For those of you who have reached the age when you can collect Social Security benefits, you know that your monthly check likely isn't going to take you as far as you'd like to support your retirement. This year, the agency paid an average monthly benefit of about $1,500 to retirees.
But that doesn't mean you need to cut back on your plans. You can add to your Social Security income by investing in dividend-paying stocks, although you'll want to ensure that the company will continue making payments. These two companies have an impressive track record in not only maintaining their dividends but regularly increasing them.
Colgate-Palmolive (CL 0.57%) sells toothpaste and toothbrushes under the Colgate name. It is so well recognized that it commands about 40% of the global market. But the company also sells other products such as popular soap and dishwashing brands like Palmolive, Irish Spring, and Ajax, deodorants such as Speed Stick, and pet nutrition products for dogs and cats. A global powerhouse, the company sells these products in more than 200 countries.
Since these are everyday products that people need, they do well regardless of the economic cycle. You can see that by looking at the most recent results. Despite the pandemic and ensuing economic weakness, its third-quarter adjusted sales rose by 7.5% versus a year ago as more products flew off the shelves, and Colgate was also able to raise prices.
With a strong and steadily increasing demand for its products, Colgate generates a nice amount of cash flow. For the first nine months of the year, its operating cash flow was $2.8 billion and the company spent $249 million on capital expenditures. This free cash flow was plenty to pay the $1.2 billion of dividends.
It's no wonder that Colgate has built an impressive dividend streak, paying one since 1895 and increasing the payout annually for the last 57 years. This puts the company in a rarefied group as a Dividend King -- a member of the S&P 500 that has raised dividends for at least 50 consecutive years. Currently, the dividend yield is 2.1%.
Kroger (KR 0.25%) is a 137-year-old supermarket chain that has grown to become one of the world's largest retailers when measured by annual sales. It continues to increase sales while facing formidable competition from the likes of Amazon and Walmart.
This isn't the most exciting business, but the company has managed slow and steady sales growth by offering food, gas, and pharmaceuticals. In fiscal 2019, its same-store sales excluding gas sales increased by 2%, and had been increasing over the prior couple of years. This year, with the pandemic forcing people to stay at home more, its sales growth accelerated, with third-quarter (ended Nov. 7) comps rising by 10.9%.
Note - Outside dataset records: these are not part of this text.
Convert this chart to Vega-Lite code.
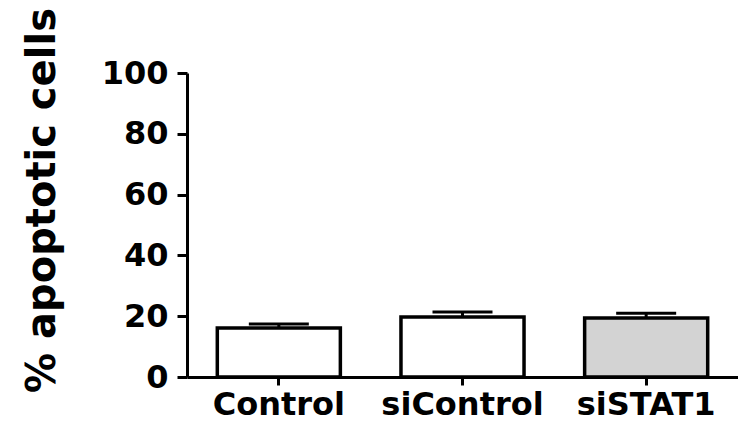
{
  "$schema": "https://vega.github.io/schema/vega-lite/v6.json",
  "autosize": "none",
  "width": 551,
  "height": 304,
  "padding": {"left": 187, "top": 73, "right": 0, "bottom": 49},
  "background": "white",
  "config": {"view": {"stroke": null}},
  "data": {"values": [
    {"group": "Control", "value": 16.1, "hi": 17.4, "fill": "white"},
    {"group": "siControl", "value": 19.7, "hi": 21.4, "fill": "white"},
    {"group": "siSTAT1", "value": 19.4, "hi": 21.0, "fill": "gray"}
  ]},
  "encoding": {
    "x": {
      "field": "group", "type": "nominal", "sort": null,
      "scale": {"paddingInner": 0.33, "paddingOuter": 0.165},
      "axis": {
        "title": null, "labelAngle": 0,
        "labelFont": "DejaVu Sans", "labelFontWeight": "bold", "labelFontSize": 32,
        "labelColor": "black", "labelPadding": 4,
        "domainColor": "black", "domainWidth": 3,
        "tickColor": "black", "tickWidth": 3, "tickSize": 8
      }
    }
  },
  "layer": [
    {
      "mark": {"type": "rule", "stroke": "black", "strokeWidth": 3},
      "encoding": {
        "y": {"field": "value", "type": "quantitative"},
        "y2": {"field": "hi"}
      }
    },
    {
      "mark": {"type": "tick", "color": "black", "size": 60, "thickness": 3, "opacity": 1},
      "encoding": {
        "y": {"field": "hi", "type": "quantitative"}
      }
    },
    {
      "mark": {"type": "bar", "stroke": "black", "strokeWidth": 3.5},
      "encoding": {
        "y": {
          "field": "value", "type": "quantitative",
          "scale": {"domain": [0, 100], "nice": false},
          "axis": {
            "values": [0, 20, 40, 60, 80, 100],
            "grid": false,
            "title": "% apoptotic cells",
            "titleFont": "DejaVu Sans", "titleFontWeight": "bold", "titleFontSize": 40,
            "titleColor": "black", "titleAngle": -90,
            "titleX": -145, "titleY": 127, "titleAlign": "center", "titleBaseline": "middle",
            "labelFont": "DejaVu Sans", "labelFontWeight": "bold", "labelFontSize": 32,
            "labelColor": "black", "labelPadding": 9,
            "domainColor": "black", "domainWidth": 3,
            "tickColor": "black", "tickWidth": 3, "tickSize": 10
          }
        },
        "fill": {
          "field": "fill", "type": "nominal",
          "scale": {"domain": ["white", "gray"], "range": ["#ffffff", "#d3d3d3"]},
          "legend": null
        }
      }
    }
  ]
}
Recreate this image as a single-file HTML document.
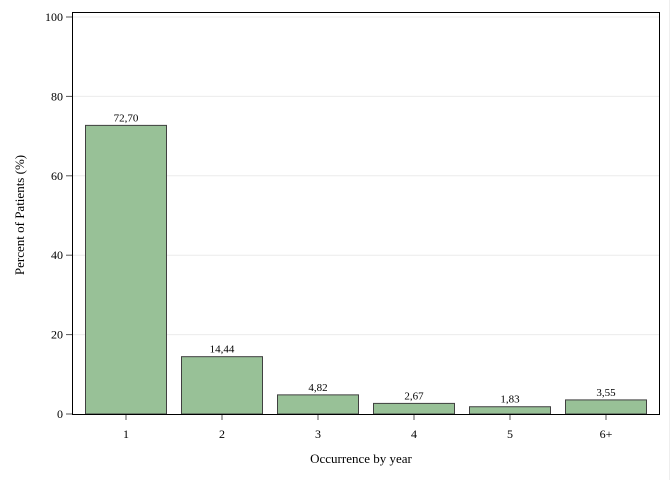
<!DOCTYPE html>
<html><head><meta charset="utf-8"><style>
body{margin:0;background:#fff;}
svg{display:block;font-family:"Liberation Serif",serif;}
</style></head><body>
<svg id="c" width="672" height="480" viewBox="0 0 672 480">
<line x1="669.5" y1="0" x2="669.5" y2="480" stroke="#eee"/>
<g id="grid"></g><g id="bars"></g><g id="axes"></g>
<text x="361" y="463" font-size="13" text-anchor="middle">Occurrence by year</text>
<text transform="translate(24,215) rotate(-90)" font-size="13" text-anchor="middle">Percent of Patients (%)</text>
</svg>
<script>
const categories=["1","2","3","4","5","6+"];
const values=[72.70,14.44,4.82,2.67,1.83,3.55];
const valueLabels=["72,70","14,44","4,82","2,67","1,83","3,55"];
const yTicks=[0,20,40,60,80,100];
const NS="http://www.w3.org/2000/svg";
const L=72,R=659,T=12,B=414;
const y=v=>B-v*3.97;
const x=i=>126+i*96;
const bw=81;
function mk(t,a,p){const e=document.createElementNS(NS,t);for(const k in a)e.setAttribute(k,a[k]);p.appendChild(e);return e;}
const grid=document.getElementById('grid'),bars=document.getElementById('bars'),axes=document.getElementById('axes');
yTicks.forEach(v=>{
 if(v>0){const g=mk('line',{x1:L,x2:R,y1:y(v),y2:y(v),stroke:'#ececec'},grid);
 
 }
 const t=mk('line',{x1:L-6,x2:L,y1:y(v),y2:y(v),stroke:'#555'},axes);
 
 
 const l=mk('text',{x:L-9,y:y(v)+4,'font-size':12,'text-anchor':'end'},axes);l.textContent=v;
 
 
});
categories.forEach((c,i)=>{
 const r=mk('rect',{x:x(i)-bw/2,y:y(values[i]),width:bw,height:B-y(values[i]),fill:'#98c197',stroke:'#404040','stroke-width':1},bars);
 
 
 const vl=mk('text',{x:x(i),y:y(values[i])-4,'font-size':11,'text-anchor':'middle'},bars);vl.textContent=valueLabels[i];
 
 
 const t=mk('line',{x1:x(i),x2:x(i),y1:B,y2:B+6,stroke:'#555'},axes);
 
 
 const l=mk('text',{x:x(i),y:B+24,'font-size':12,'text-anchor':'middle'},axes);l.textContent=c;
 
 
});
const f=mk('rect',{x:L+0.5,y:T+0.5,width:R-L,height:B-T,fill:'none',stroke:'#000'},axes);


</script>
</body></html>
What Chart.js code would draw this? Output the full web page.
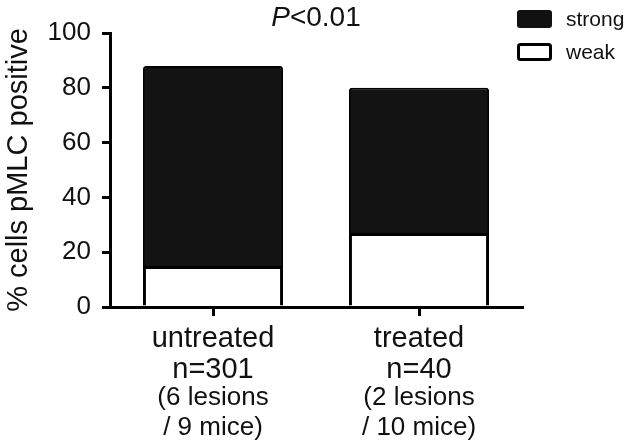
<!DOCTYPE html>
<html>
<head>
<meta charset="utf-8">
<script src="https://cdn.jsdelivr.net/npm/chart.js@4.4.1/dist/chart.umd.min.js"></script>
<style>
  html, body { margin: 0; padding: 0; background: #fff; }
  #wrap { width: 630px; height: 445px; position: relative; }
</style>
</head>
<body>
<div id="wrap"><canvas id="myChart"></canvas></div>
<script>
// groups shown on the x axis
var groups = ['untreated', 'treated'];
var groupN = ['n=301', 'n=40'];
var groupNote1 = ['(6 lesions', '(2 lesions'];
var groupNote2 = ['/ 9 mice)', '/ 10 mice)'];

// % of cells, weak at the bottom, strong stacked on top
var weakValues = [15, 27];
var strongValues = [73, 53];

var yTicks = [0, 20, 40, 60, 80, 100];

var FONT = '"Liberation Sans", Arial, sans-serif';

// x labels with two font sizes, drawn under the axis
var groupLabels = {
    id: 'groupLabels',
    afterDraw: function (chart) {
        var ctx = chart.ctx;
        var xs = chart.scales.x;
        var base = chart.chartArea.bottom;
        ctx.save();
        ctx.fillStyle = '#111';
        ctx.textAlign = 'center';
        ctx.textBaseline = 'alphabetic';
        for (var i = 0; i < groups.length; i++) {
            var x = xs.getPixelForValue(i);
            ctx.font = '29px ' + FONT;
            ctx.fillText(groups[i], x, base + 40);
            ctx.fillText(groupN[i], x, base + 71);
            ctx.font = '26px ' + FONT;
            ctx.fillText(groupNote1[i], x, base + 98);
            ctx.fillText(groupNote2[i], x, base + 128);
        }
        ctx.restore();
    }
};

// P value on top and the legend boxes at the right
var extras = {
    id: 'extras',
    afterDraw: function (chart) {
        var ctx = chart.ctx;
        var area = chart.chartArea;
        ctx.save();
        ctx.fillStyle = '#111';
        ctx.textBaseline = 'alphabetic';
        ctx.textAlign = 'left';
        ctx.font = 'italic 28px ' + FONT;
        var pw = ctx.measureText('P').width;
        ctx.font = '28px ' + FONT;
        var rw = ctx.measureText('<0.01').width;
        var sx = (area.left + area.right) / 2 - (pw + rw) / 2;
        ctx.font = 'italic 28px ' + FONT;
        ctx.fillText('P', sx, 26);
        ctx.font = '28px ' + FONT;
        ctx.fillText('<0.01', sx + pw, 26);

        var lx = chart.width - 113;
        ctx.fillStyle = '#111';
        ctx.beginPath();
        ctx.roundRect(lx, 10, 35, 18, 3);
        ctx.fill();
        ctx.fillStyle = '#fff';
        ctx.strokeStyle = '#000';
        ctx.lineWidth = 3;
        ctx.beginPath();
        ctx.roundRect(lx + 1.5, 44.5, 32, 15, 2);
        ctx.fill();
        ctx.stroke();

        ctx.fillStyle = '#111';
        ctx.font = '21px ' + FONT;
        ctx.fillText('strong', lx + 49, 26);
        ctx.fillText('weak', lx + 49, 59);
        ctx.restore();
    }
};

var config = {
    type: 'bar',
    data: {
        labels: groups,
        datasets: [{
            label: 'weak',
            data: weakValues,
            backgroundColor: '#ffffff',
            borderColor: '#000000',
            borderWidth: 3,
            borderSkipped: 'bottom'
        }, {
            label: 'strong',
            data: strongValues,
            backgroundColor: '#131313',
            borderColor: '#000000',
            borderWidth: 2,
            borderRadius: { topLeft: 3, topRight: 3 },
            borderSkipped: 'bottom'
        }]
    },
    options: {
        responsive: true,
        maintainAspectRatio: false,
        animation: false,
        layout: {
            padding: { left: 0, right: 108, top: 33, bottom: 0 }
        },
        datasets: {
            bar: { barPercentage: 0.68, categoryPercentage: 1.0 }
        },
        plugins: {
            legend: { display: false },
            tooltip: { enabled: false }
        },
        scales: {
            x: {
                stacked: true,
                afterFit: function (scale) { scale.height = 138; },
                border: { display: true, color: '#000', width: 3 },
                grid: {
                    offset: false,
                    drawOnChartArea: false,
                    drawTicks: true,
                    tickLength: 9,
                    lineWidth: 3,
                    color: '#000'
                },
                ticks: { display: false }
            },
            y: {
                stacked: true,
                min: 0,
                max: 100,
                afterFit: function (scale) { scale.width = 110; },
                afterBuildTicks: function (scale) {
                    scale.ticks = yTicks.map(function (v) { return { value: v }; });
                },
                border: { display: true, color: '#000', width: 3 },
                grid: {
                    drawOnChartArea: false,
                    drawTicks: true,
                    tickLength: 8,
                    lineWidth: 3,
                    color: '#000'
                },
                ticks: {
                    color: '#111',
                    padding: 11,
                    font: { family: FONT, size: 26 }
                },
                title: {
                    display: true,
                    text: '% cells pMLC positive',
                    color: '#111',
                    padding: { top: 2, bottom: 0 },
                    font: { family: FONT, size: 29 }
                }
            }
        }
    },
    plugins: [groupLabels, extras]
};

var ctx = document.getElementById('myChart').getContext('2d');
var currentChart = new Chart(ctx, config);
</script>
</body>
</html>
While this rate is tough to replicate going forward, it does demonstrate that Kroger's business does well in various environments, including during bad times when people eat out less.
Its business also brings in a lot of cash, with operating cash flow totaling $5.9 billion for the first nine months of this year. Free cash flow was $3.8 billion after subtracting the $2.1 billion of capital expenditures. This should give you comfort that the company can easily afford its dividends, which were $395 million.
While Kroger doesn't have the same dividend track record as Colgate, it has raised the payout for 14 years in a row. Earlier this year, it started paying an $0.18 dividend, up from $0.16. The stock's dividend yield is 2.3%.
No one said these were the most exciting investments. But they provide stable growth and are reliable dividend payers. That will allow you to increase your income rather than relying solely on Social Security. That will help you fund the kind of retirement that you want, and there's nothing more exciting than that.